Healthy ways to resolve conflict as a couple
Disagreements are a natural part of every relationship. No matter how much two people care for each other, differences in opinions, expectations, and communication styles are bound to arise.
What sets healthy relationships apart isn’t the absence of conflict it ishow couples handle it.
Approaching disagreements with patience, respect, and a willingness to understand one another can strengthen a relationship and build lasting trust.
Here are some healthy ways couples can resolve conflict without damaging their bond.
Address issues early
Small misunderstandings can grow into bigger problems if they are ignored.
Rather than letting frustration build over time, talk about concerns as they arise.
Choose a calm moment to discuss the issue instead of bringing it up during a heated argument.
Directly express your thoughts and feelings
At times, you may decide to keep your grievances with your partner to yourself and bring them up at some later date. But before you know it, those unspoken grievances can accumulate and gain emotional velocity like a tornado.
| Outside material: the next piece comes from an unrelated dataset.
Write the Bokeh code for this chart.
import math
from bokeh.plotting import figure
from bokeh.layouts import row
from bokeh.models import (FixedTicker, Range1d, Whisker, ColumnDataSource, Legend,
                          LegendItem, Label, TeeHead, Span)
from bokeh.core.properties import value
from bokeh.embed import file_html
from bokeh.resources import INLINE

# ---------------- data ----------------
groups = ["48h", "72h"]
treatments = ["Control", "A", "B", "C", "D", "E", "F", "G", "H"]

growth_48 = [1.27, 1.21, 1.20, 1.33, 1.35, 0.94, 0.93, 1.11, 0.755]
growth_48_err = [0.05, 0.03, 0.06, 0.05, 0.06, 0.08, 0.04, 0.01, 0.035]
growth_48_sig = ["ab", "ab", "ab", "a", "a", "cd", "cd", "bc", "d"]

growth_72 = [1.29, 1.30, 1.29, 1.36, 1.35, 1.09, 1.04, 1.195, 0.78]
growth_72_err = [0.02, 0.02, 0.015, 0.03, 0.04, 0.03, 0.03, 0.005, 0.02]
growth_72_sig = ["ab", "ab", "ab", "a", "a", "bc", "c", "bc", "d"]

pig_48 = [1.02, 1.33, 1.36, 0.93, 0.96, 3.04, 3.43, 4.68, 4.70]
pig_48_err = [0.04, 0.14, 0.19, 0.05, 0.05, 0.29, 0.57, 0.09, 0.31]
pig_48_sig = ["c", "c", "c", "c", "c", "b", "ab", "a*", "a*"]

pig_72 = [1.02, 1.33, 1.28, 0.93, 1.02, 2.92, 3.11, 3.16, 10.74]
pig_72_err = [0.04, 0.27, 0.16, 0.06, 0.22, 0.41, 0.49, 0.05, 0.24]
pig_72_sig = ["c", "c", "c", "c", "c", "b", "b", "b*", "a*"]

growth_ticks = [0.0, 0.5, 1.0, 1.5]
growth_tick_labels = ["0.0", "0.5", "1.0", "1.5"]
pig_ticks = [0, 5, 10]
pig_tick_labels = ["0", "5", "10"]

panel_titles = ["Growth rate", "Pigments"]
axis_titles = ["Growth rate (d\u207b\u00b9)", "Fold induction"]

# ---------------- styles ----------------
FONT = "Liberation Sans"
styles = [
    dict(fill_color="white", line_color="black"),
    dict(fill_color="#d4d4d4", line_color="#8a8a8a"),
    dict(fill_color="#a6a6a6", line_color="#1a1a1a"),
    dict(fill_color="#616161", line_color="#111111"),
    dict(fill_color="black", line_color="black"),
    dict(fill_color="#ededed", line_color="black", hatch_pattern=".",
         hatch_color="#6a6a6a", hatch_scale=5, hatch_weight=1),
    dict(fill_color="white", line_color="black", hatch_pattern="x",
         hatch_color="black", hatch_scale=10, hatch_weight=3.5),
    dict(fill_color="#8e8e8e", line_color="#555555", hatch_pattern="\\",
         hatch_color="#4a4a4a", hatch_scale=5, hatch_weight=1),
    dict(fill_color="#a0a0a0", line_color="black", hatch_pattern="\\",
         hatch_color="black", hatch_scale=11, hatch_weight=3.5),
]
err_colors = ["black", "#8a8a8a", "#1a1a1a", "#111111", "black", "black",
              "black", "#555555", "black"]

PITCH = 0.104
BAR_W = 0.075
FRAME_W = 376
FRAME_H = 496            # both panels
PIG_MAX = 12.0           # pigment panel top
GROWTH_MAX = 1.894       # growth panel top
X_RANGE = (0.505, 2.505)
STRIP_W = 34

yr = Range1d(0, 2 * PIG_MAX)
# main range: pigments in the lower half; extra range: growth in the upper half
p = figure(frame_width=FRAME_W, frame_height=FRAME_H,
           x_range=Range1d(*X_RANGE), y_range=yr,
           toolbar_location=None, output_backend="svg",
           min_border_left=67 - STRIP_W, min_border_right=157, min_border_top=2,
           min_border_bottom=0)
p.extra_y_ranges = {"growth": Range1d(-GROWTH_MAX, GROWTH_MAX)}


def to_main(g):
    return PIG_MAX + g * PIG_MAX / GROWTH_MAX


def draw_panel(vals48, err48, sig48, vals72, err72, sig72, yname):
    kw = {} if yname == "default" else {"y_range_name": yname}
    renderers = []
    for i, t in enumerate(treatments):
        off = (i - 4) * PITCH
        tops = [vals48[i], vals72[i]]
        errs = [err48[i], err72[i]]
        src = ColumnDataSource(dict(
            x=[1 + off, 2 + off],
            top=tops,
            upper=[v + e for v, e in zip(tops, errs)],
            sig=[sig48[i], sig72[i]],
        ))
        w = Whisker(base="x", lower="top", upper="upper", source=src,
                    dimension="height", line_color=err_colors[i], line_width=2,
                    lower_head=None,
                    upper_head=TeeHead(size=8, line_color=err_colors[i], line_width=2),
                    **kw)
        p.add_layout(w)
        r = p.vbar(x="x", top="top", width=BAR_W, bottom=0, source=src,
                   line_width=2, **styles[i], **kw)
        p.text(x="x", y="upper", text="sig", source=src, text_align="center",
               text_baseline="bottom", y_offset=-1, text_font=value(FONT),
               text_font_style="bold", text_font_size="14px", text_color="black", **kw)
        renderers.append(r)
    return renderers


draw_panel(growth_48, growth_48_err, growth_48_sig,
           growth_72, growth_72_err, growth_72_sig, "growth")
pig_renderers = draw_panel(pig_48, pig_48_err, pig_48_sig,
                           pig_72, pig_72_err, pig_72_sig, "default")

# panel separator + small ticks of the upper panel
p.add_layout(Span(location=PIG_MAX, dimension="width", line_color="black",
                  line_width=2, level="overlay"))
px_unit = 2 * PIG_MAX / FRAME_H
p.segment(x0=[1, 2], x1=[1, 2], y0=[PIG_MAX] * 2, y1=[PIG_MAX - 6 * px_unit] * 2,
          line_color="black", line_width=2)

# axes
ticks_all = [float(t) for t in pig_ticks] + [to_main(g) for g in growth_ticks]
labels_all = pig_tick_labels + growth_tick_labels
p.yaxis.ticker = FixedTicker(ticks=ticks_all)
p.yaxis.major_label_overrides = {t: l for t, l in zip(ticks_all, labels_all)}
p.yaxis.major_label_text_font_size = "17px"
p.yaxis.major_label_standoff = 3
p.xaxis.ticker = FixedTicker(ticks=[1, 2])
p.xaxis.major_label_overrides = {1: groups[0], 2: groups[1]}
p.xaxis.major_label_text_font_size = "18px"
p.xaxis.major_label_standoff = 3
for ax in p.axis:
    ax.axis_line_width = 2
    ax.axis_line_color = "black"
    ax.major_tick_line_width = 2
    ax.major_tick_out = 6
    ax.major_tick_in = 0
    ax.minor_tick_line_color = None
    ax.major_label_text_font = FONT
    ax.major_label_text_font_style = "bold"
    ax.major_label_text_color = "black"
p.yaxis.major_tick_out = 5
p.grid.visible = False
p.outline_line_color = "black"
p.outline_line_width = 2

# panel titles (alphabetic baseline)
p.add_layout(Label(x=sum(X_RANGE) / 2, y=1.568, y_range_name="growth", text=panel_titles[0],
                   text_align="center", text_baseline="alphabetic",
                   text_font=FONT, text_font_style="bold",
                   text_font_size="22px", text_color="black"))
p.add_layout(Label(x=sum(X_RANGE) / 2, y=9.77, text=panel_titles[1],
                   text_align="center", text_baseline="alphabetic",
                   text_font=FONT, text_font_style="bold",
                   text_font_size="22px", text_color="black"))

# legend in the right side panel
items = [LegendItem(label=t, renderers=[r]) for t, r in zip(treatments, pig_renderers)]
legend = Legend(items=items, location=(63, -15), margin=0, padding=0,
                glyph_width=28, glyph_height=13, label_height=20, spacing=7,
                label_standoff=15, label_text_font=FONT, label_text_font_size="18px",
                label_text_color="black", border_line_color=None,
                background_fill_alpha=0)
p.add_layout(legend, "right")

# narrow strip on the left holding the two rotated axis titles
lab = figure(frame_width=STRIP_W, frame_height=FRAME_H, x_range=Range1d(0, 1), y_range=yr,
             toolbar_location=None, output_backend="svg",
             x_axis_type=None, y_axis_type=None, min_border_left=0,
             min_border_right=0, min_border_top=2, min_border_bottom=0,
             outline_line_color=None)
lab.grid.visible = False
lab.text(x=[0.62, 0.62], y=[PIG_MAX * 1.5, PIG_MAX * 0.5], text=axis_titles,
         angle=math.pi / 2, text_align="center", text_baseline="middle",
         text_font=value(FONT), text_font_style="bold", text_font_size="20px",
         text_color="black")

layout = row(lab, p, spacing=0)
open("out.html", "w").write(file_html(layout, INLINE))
It’s crucial that you and your partner directly express what’s bothering you in a firm, honest, and caring manner.
Don’t blame your partner
The reasons why you may be tempted to blame your partner for problems are endless whether it’s something they said, did, or didn’t do.
But nothing good will come of it, because the person taking the blame may feel attacked, which forces them to respond to the blame rather than the problem. It’s better to respond with “I feel” statements that keep the focus on the issue at hand.
Stay calm during disagreements
Raising your voice or using hurtful language rarely solves a problem. If emotions begin to overwhelm the conversation, take a short break and agree to continue talking once you’ve both had time to calm down.
A respectful discussion is far more productive than an emotional confrontation.
Focus on the issue, not the person
Avoid personal attacks, name-calling, or bringing up unrelated mistakes from the past.
Instead of saying, “You never care about me,” try saying, “I felt hurt when my concerns weren’t acknowledged.” This keeps the conversation focused on the problem rather than blaming your partner.